San Francisco/Kenai, AK

Joie de VIVre

My daughter Jeneva: jumping on my bed with her every night, looking straight into her eyes, and seeing everything that is important in life. Hosting FINE LIVING TV Network's "All That's Fit." Extreme fitness: doing things most people don't expect "a girl" to do. Writing my first book. Surviving divorce and thriving as a single mom. Touching a live polar bear in the wild and living to tell about it. Dreaming of future adventures.

VIV Moment

It seems like my life has been filled with VIV Moments, little flashcards of time/life/experience that define my entire being. Most recently, I was swimming in the San Francisco Bay just after the sun broke through the fog early one fall morning. The water was really choppy — rough, inconsistent, restless and cold. Really cold. I’m a crappy swimmer. The only reason I ever tried it was to do the Escape From Alcatraz Triathlon (on a dare). Now, I only continue swimming as a necessary evil of triathlons (which I love).

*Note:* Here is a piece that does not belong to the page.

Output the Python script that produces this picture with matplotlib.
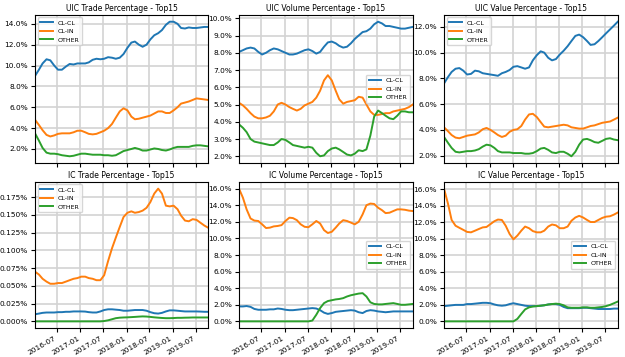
import numpy as np
import pandas as pd
import matplotlib
matplotlib.use("Agg")
import matplotlib.pyplot as plt
import matplotlib.dates as mdates
from matplotlib.ticker import PercentFormatter

dates = pd.date_range("2016-01-01", periods=46, freq="MS") + pd.Timedelta(days=7)
labels = ["CL-CL", "CL-IN", "OTHER"]
colors = ["#1f77b4", "#ff7f0e", "#2ca02c"]

# UIC Trade (%)
uic_trade_clcl = [9.0, 9.6, 10.2, 10.6, 10.5, 10.0, 9.6, 9.6, 9.9, 10.15, 10.1, 10.2, 10.2, 10.2, 10.3, 10.55,
                  10.65, 10.6, 10.65, 10.8, 10.75, 10.65, 10.75, 11.1, 11.7, 12.2, 12.3, 12.0, 11.8, 12.0, 12.5,
                  12.9, 13.1, 13.4, 13.9, 14.2, 14.2, 14.0, 13.6, 13.55, 13.65, 13.6, 13.6, 13.65, 13.7, 13.7]
uic_trade_clin = [4.8, 4.3, 3.8, 3.35, 3.2, 3.3, 3.45, 3.5, 3.5, 3.5, 3.6, 3.75, 3.75, 3.6, 3.45, 3.4, 3.45,
                  3.6, 3.75, 4.0, 4.4, 5.0, 5.6, 5.9, 5.7, 5.1, 4.85, 4.9, 5.0, 5.1, 5.2, 5.4, 5.6, 5.6, 5.45,
                  5.45, 5.7, 6.0, 6.35, 6.45, 6.55, 6.7, 6.85, 6.8, 6.75, 6.7]
uic_trade_other = [3.5, 2.8, 2.1, 1.65, 1.55, 1.55, 1.5, 1.4, 1.35, 1.3, 1.35, 1.45, 1.55, 1.55, 1.5, 1.45,
                   1.45, 1.45, 1.4, 1.4, 1.35, 1.4, 1.6, 1.8, 1.9, 2.0, 2.1, 2.0, 1.85, 1.85, 1.95, 2.05, 2.0,
                   1.9, 1.85, 1.95, 2.1, 2.2, 2.2, 2.2, 2.2, 2.3, 2.35, 2.35, 2.3, 2.25]

# UIC Volume (%)
uic_vol_clcl = [8.05, 8.15, 8.25, 8.3, 8.25, 8.05, 7.9, 8.0, 8.15, 8.25, 8.2, 8.1, 8.0, 7.9, 7.9, 7.95, 8.05,
                8.15, 8.2, 8.1, 7.95, 8.05, 8.35, 8.6, 8.65, 8.55, 8.4, 8.3, 8.35, 8.55, 8.8, 9.0, 9.2, 9.25,
                9.4, 9.65, 9.8, 9.7, 9.55, 9.55, 9.5, 9.45, 9.4, 9.4, 9.45, 9.5]
uic_vol_clin = [5.1, 4.95, 4.75, 4.5, 4.3, 4.2, 4.2, 4.25, 4.35, 4.6, 5.0, 5.1, 5.0, 4.85, 4.75, 4.65, 4.75,
                4.95, 5.05, 5.15, 5.4, 5.8, 6.4, 6.7, 6.4, 5.8, 5.3, 5.05, 5.15, 5.2, 5.25, 5.45, 5.4, 5.0,
                4.6, 4.4, 4.4, 4.45, 4.5, 4.5, 4.6, 4.65, 4.7, 4.75, 4.85, 5.0]
uic_vol_other = [3.85, 3.65, 3.4, 3.0, 2.85, 2.8, 2.75, 2.7, 2.65, 2.65, 2.8, 3.0, 2.95, 2.8, 2.65, 2.6, 2.55,
                 2.5, 2.55, 2.5, 2.2, 2.0, 2.05, 2.3, 2.45, 2.5, 2.4, 2.25, 2.1, 2.05, 2.15, 2.35, 2.3, 2.4,
                 3.2, 4.3, 4.65, 4.5, 4.35, 4.2, 4.15, 4.35, 4.6, 4.6, 4.55, 4.55]

# UIC Value (%)
uic_val_clcl = [7.6, 8.1, 8.5, 8.75, 8.8, 8.6, 8.3, 8.35, 8.6, 8.55, 8.4, 8.35, 8.3, 8.25, 8.2, 8.4, 8.5,
                8.65, 8.9, 8.95, 8.85, 8.75, 8.85, 9.4, 9.8, 10.1, 10.0, 9.6, 9.4, 9.5, 9.85, 10.15, 10.5,
                10.9, 11.3, 11.4, 11.2, 10.9, 10.6, 10.65, 10.9, 11.2, 11.5, 11.8, 12.1, 12.4]
uic_val_clin = [4.2, 3.9, 3.6, 3.4, 3.35, 3.45, 3.55, 3.6, 3.65, 3.8, 4.05, 4.15, 4.0, 3.8, 3.6, 3.45, 3.55,
                3.85, 4.0, 4.05, 4.3, 4.8, 5.2, 5.25, 5.0, 4.6, 4.25, 4.2, 4.25, 4.3, 4.35, 4.4, 4.35, 4.2,
                4.15, 4.1, 4.1, 4.2, 4.3, 4.35, 4.45, 4.55, 4.6, 4.65, 4.8, 4.95]
uic_val_other = [3.45, 3.0, 2.6, 2.3, 2.25, 2.3, 2.35, 2.35, 2.4, 2.5, 2.7, 2.85, 2.8, 2.6, 2.35, 2.25, 2.25,
                 2.25, 2.2, 2.2, 2.2, 2.15, 2.15, 2.2, 2.35, 2.55, 2.6, 2.45, 2.25, 2.2, 2.3, 2.3, 2.15, 1.95,
                 2.3, 2.85, 3.25, 3.3, 3.2, 3.05, 3.0, 3.15, 3.3, 3.35, 3.25, 3.2]

# IC Trade (%)
ic_trade_clcl = [0.010, 0.011, 0.012, 0.0125, 0.0125, 0.0125, 0.013, 0.013, 0.0135, 0.0135, 0.014, 0.014,
                 0.014, 0.0138, 0.013, 0.0125, 0.0125, 0.014, 0.016, 0.017, 0.017, 0.0165, 0.016, 0.015,
                 0.015, 0.0155, 0.016, 0.016, 0.016, 0.015, 0.013, 0.0115, 0.011, 0.012, 0.014, 0.0155,
                 0.0155, 0.015, 0.0145, 0.014, 0.014, 0.014, 0.014, 0.0138, 0.0135, 0.0135]
ic_trade_clin = [0.070, 0.066, 0.060, 0.056, 0.053, 0.053, 0.054, 0.054, 0.056, 0.058, 0.060, 0.061, 0.063,
                 0.063, 0.061, 0.060, 0.058, 0.058, 0.065, 0.085, 0.103, 0.118, 0.133, 0.147, 0.153, 0.155,
                 0.153, 0.154, 0.156, 0.160, 0.168, 0.180, 0.187, 0.180, 0.163, 0.162, 0.163, 0.158, 0.149,
                 0.142, 0.141, 0.144, 0.143, 0.139, 0.135, 0.132]
ic_trade_other = [0, 0, 0, 0, 0, 0, 0, 0, 0, 0, 0, 0, 0, 0, 0, 0, 0, 0, 0.0005, 0.0015, 0.003, 0.0045,
                  0.0052, 0.0055, 0.0057, 0.006, 0.0063, 0.0067, 0.007, 0.0068, 0.0063, 0.0057, 0.0052,
                  0.0048, 0.0045, 0.0045, 0.0047, 0.005, 0.005, 0.0052, 0.0053, 0.0055, 0.0055, 0.0055,
                  0.0055, 0.0055]

# IC Volume (%)
ic_vol_clcl = [1.8, 1.8, 1.85, 1.75, 1.5, 1.4, 1.4, 1.4, 1.45, 1.45, 1.55, 1.5, 1.4, 1.35, 1.35, 1.4, 1.45,
               1.5, 1.55, 1.6, 1.55, 1.35, 1.05, 0.9, 1.0, 1.15, 1.2, 1.25, 1.3, 1.35, 1.3, 1.1, 1.0, 1.25,
               1.35, 1.3, 1.2, 1.15, 1.1, 1.15, 1.2, 1.2, 1.2, 1.2, 1.2, 1.2]
ic_vol_clin = [16.0, 14.9, 13.5, 12.4, 12.15, 12.1, 11.7, 11.25, 11.3, 11.45, 11.5, 11.6, 12.1, 12.5, 12.45,
               12.2, 11.7, 11.4, 11.35, 11.7, 12.1, 11.8, 11.0, 10.65, 10.8, 11.3, 11.8, 12.2, 12.1, 11.9,
               11.7, 12.0, 12.9, 14.0, 14.2, 14.15, 13.7, 13.4, 13.05, 13.1, 13.3, 13.5, 13.5, 13.45, 13.35,
               13.3]
ic_vol_other = [0, 0, 0, 0, 0, 0, 0, 0, 0, 0, 0, 0, 0, 0, 0, 0, 0, 0, 0, 0.1, 0.8, 1.6, 2.2, 2.45, 2.55,
                2.65, 2.7, 2.8, 3.0, 3.15, 3.25, 3.35, 3.4, 3.0, 2.3, 2.1, 2.05, 2.05, 2.1, 2.15, 2.2, 2.1,
                2.0, 2.0, 2.05, 2.1]

# IC Value (%)
ic_val_clcl = [1.85, 1.9, 1.95, 2.0, 2.0, 2.0, 2.1, 2.1, 2.15, 2.2, 2.25, 2.25, 2.2, 2.05, 1.95, 1.9, 1.95,
               2.1, 2.2, 2.1, 2.0, 1.9, 1.85, 1.85, 1.85, 1.9, 1.95, 2.05, 2.1, 2.1, 2.0, 1.75, 1.6, 1.6,
               1.6, 1.6, 1.65, 1.65, 1.6, 1.55, 1.5, 1.5, 1.5, 1.5, 1.55, 1.55]
ic_val_clin = [16.1, 14.3, 12.3, 11.6, 11.35, 11.1, 10.85, 10.8, 11.0, 11.2, 11.4, 11.45, 11.8, 12.15, 12.35,
               12.3, 11.6, 10.6, 9.95, 10.4, 11.0, 11.5, 11.3, 10.95, 10.8, 10.8, 11.0, 11.5, 11.75, 11.65,
               11.3, 11.3, 11.5, 12.2, 12.6, 12.8, 12.6, 12.3, 12.05, 12.05, 12.3, 12.55, 12.7, 12.75,
               12.95, 13.2]
ic_val_other = [0, 0, 0, 0, 0, 0, 0, 0, 0, 0, 0, 0, 0, 0, 0, 0, 0, 0, 0, 0.3, 0.9, 1.45, 1.7, 1.8, 1.85,
                1.9, 1.95, 2.05, 2.1, 2.15, 2.1, 1.95, 1.7, 1.65, 1.65, 1.65, 1.7, 1.7, 1.65, 1.65, 1.7,
                1.75, 1.85, 2.0, 2.2, 2.4]

panels = [
    ("UIC Trade Percentage - Top15", [uic_trade_clcl, uic_trade_clin, uic_trade_other], 1, "upper left"),
    ("UIC Volume Percentage - Top15", [uic_vol_clcl, uic_vol_clin, uic_vol_other], 1, "center right"),
    ("UIC Value Percentage - Top15", [uic_val_clcl, uic_val_clin, uic_val_other], 1, "upper left"),
    ("IC Trade Percentage - Top15", [ic_trade_clcl, ic_trade_clin, ic_trade_other], 3, "upper left"),
    ("IC Volume Percentage - Top15", [ic_vol_clcl, ic_vol_clin, ic_vol_other], 1, "center right"),
    ("IC Value Percentage - Top15", [ic_val_clcl, ic_val_clin, ic_val_other], 1, "center right"),
]

fig = plt.figure(figsize=(6.25, 3.57), dpi=100)
lefts = [0.056, 0.3824, 0.7104]
widths = [0.277, 0.278, 0.278]
rows = [(0.5434, 0.4146), (0.0812, 0.409)]

for i, (title, series, dec, loc) in enumerate(panels):
    r, c = divmod(i, 3)
    ax = fig.add_axes([lefts[c], rows[r][0], widths[c], rows[r][1]])
    for lab, col, vals in zip(labels, colors, series):
        ax.plot(dates, vals, color=col, lw=1.4, label=lab)
    ax.set_title(title, fontsize=5.5, pad=3)
    ax.set_xlim(dates[0], dates[-1])
    ax.yaxis.set_major_formatter(PercentFormatter(100, decimals=dec))
    ax.xaxis.set_major_locator(mdates.MonthLocator(bymonth=[1, 7]))
    ax.xaxis.set_major_formatter(mdates.DateFormatter("%Y-%m"))
    ax.grid(True, color="#d3d3d3", lw=1.2)
    ax.set_axisbelow(True)
    ax.tick_params(labelsize=5.3, length=3, pad=2)
    if r == 0:
        ax.tick_params(labelbottom=False)
    else:
        for t in ax.get_xticklabels():
            t.set_rotation(30)
            t.set_ha("right")
    ax.legend(loc=loc, fontsize=4.5, handlelength=2.0, borderpad=0.45, labelspacing=0.5,
              handletextpad=0.7, borderaxespad=0.4)

fig.savefig("out.png", dpi=100)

As I struggled through the surf, choking down gulps of salty water and trying to catch a breath between the smack of the waves, I started getting really scared and thought I might not make the 100 feet back to the shore. Panic comes quickly for me when I’m swimming like that … fighting with every stroke, feeling so vulnerable and “out of control” in the open waters of the bay. I was suddenly struck by how much this crazy-hard swim symbolized my personal and professional life at the time: pushing through fear, relaxing into — instead of resisting against — the unknown, going on when I wanted to give up, allowing something bigger and stronger and more powerful than me to be in control.

I stopped swimming, took off my goggles and just looked across the water. The sun was starting to melt away the fog around the Golden Gate Bridge. Everything had that magical, crisp, pink and blue, bright and fresh early morning glow about it. A flock of pelicans flew over my head, so close that I could hear the flap of their wings. I felt so very alive right then that the wave of fear and frustration nearly drowning me moments earlier broke and simply washed away. I laughed out loud at how miraculous it all seemed.

When I started swimming again, I relaxed and let the ocean be the ocean and allowed myself to be a “good-enough” swimmer to reach the shore. I realized for me, sometimes surviving is more than just living, it is about being alive.